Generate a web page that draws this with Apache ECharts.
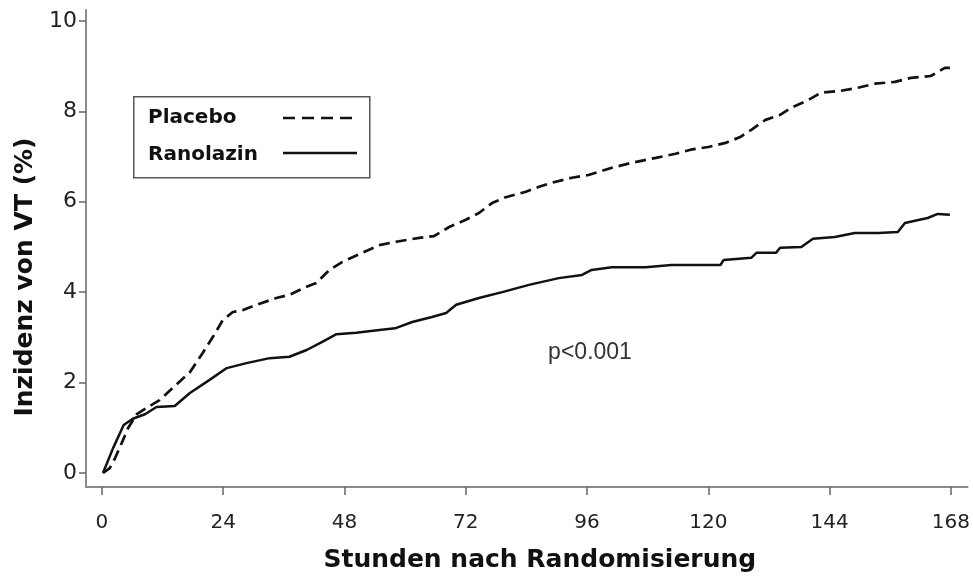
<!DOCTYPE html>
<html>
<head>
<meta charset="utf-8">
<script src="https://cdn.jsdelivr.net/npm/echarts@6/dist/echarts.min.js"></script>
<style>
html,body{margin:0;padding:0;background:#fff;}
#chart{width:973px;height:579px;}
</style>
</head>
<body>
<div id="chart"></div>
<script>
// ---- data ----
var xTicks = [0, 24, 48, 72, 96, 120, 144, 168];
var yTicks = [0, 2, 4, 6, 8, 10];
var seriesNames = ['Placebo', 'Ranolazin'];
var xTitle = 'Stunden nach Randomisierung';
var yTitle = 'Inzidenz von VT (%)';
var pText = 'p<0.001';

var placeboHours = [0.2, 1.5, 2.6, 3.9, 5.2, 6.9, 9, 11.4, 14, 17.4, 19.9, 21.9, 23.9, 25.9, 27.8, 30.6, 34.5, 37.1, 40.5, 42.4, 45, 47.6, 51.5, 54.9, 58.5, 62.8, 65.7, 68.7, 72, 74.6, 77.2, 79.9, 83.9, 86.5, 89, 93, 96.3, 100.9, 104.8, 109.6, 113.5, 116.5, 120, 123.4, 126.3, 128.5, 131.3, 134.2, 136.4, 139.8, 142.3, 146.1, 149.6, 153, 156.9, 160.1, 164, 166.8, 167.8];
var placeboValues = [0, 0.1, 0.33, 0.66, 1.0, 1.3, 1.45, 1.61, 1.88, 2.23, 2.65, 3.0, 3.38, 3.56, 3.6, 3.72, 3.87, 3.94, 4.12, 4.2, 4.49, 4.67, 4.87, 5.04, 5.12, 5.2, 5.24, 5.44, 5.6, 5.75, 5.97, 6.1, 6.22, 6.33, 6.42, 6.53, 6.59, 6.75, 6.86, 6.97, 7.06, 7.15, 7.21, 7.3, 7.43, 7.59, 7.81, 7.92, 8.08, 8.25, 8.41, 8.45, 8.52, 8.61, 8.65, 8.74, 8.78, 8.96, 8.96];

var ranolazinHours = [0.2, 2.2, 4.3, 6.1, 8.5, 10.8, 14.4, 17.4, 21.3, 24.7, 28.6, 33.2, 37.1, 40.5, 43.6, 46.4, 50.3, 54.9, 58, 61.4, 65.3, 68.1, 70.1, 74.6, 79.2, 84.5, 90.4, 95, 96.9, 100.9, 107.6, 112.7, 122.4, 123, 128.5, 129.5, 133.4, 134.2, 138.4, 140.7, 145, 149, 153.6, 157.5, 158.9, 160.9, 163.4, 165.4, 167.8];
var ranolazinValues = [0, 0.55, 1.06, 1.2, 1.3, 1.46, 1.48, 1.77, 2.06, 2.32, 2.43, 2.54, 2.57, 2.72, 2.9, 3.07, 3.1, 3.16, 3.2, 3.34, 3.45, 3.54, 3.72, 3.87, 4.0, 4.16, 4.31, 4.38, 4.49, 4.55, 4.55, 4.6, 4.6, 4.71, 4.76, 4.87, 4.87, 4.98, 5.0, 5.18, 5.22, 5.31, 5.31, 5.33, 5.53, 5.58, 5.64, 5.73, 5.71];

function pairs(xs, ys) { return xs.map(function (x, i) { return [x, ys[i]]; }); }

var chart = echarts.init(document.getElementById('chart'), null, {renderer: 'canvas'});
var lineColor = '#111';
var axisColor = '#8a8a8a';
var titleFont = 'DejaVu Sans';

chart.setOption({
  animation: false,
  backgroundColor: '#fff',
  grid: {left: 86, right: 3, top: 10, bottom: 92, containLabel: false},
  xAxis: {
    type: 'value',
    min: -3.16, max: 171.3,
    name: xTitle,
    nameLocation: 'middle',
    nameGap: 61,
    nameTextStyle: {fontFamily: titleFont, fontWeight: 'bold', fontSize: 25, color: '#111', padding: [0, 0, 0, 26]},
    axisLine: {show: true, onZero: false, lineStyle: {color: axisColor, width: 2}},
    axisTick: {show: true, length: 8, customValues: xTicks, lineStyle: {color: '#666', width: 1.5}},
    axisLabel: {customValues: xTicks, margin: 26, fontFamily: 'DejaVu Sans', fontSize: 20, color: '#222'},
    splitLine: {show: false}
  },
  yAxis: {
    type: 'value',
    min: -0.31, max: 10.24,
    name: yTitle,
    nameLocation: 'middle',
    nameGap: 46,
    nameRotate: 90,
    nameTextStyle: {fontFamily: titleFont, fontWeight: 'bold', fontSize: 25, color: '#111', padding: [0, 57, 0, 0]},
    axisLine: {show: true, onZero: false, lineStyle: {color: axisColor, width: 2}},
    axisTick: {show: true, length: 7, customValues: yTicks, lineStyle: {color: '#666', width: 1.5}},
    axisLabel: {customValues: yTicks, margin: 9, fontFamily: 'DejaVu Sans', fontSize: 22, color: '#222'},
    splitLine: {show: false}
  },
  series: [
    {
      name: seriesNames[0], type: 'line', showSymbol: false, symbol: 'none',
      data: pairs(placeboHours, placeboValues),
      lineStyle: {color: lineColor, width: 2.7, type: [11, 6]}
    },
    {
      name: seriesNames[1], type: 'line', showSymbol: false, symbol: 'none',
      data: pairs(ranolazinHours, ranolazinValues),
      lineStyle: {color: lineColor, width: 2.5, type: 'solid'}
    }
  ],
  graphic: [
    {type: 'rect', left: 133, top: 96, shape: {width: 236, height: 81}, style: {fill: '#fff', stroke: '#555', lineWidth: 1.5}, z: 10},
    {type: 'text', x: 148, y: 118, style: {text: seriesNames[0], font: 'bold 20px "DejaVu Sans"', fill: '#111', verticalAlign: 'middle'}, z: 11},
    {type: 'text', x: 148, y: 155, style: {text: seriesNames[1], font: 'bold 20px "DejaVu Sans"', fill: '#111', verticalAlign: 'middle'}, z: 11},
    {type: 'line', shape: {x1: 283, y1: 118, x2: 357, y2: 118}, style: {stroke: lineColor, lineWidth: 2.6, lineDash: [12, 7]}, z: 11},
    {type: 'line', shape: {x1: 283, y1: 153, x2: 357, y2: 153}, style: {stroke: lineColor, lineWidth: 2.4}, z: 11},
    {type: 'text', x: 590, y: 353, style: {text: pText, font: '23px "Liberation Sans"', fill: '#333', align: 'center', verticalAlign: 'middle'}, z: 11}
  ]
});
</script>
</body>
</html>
══════════
WORK INSTRUCTIONS:
Up to and including the line containing "var pText = 'p<0.001';", repeat every line from the start of the data, but none of the pictures.

SOLUTION BELOW:
Generate a web page that draws this with Apache ECharts.
<!DOCTYPE html>
<html>
<head>
<meta charset="utf-8">
<script src="https://cdn.jsdelivr.net/npm/echarts@6/dist/echarts.min.js"></script>
<style>
html,body{margin:0;padding:0;background:#fff;}
#chart{width:973px;height:579px;}
</style>
</head>
<body>
<div id="chart"></div>
<script>
// ---- data ----
var xTicks = [0, 24, 48, 72, 96, 120, 144, 168];
var yTicks = [0, 2, 4, 6, 8, 10];
var seriesNames = ['Placebo', 'Ranolazin'];
var xTitle = 'Stunden nach Randomisierung';
var yTitle = 'Inzidenz von VT (%)';
var pText = 'p<0.001';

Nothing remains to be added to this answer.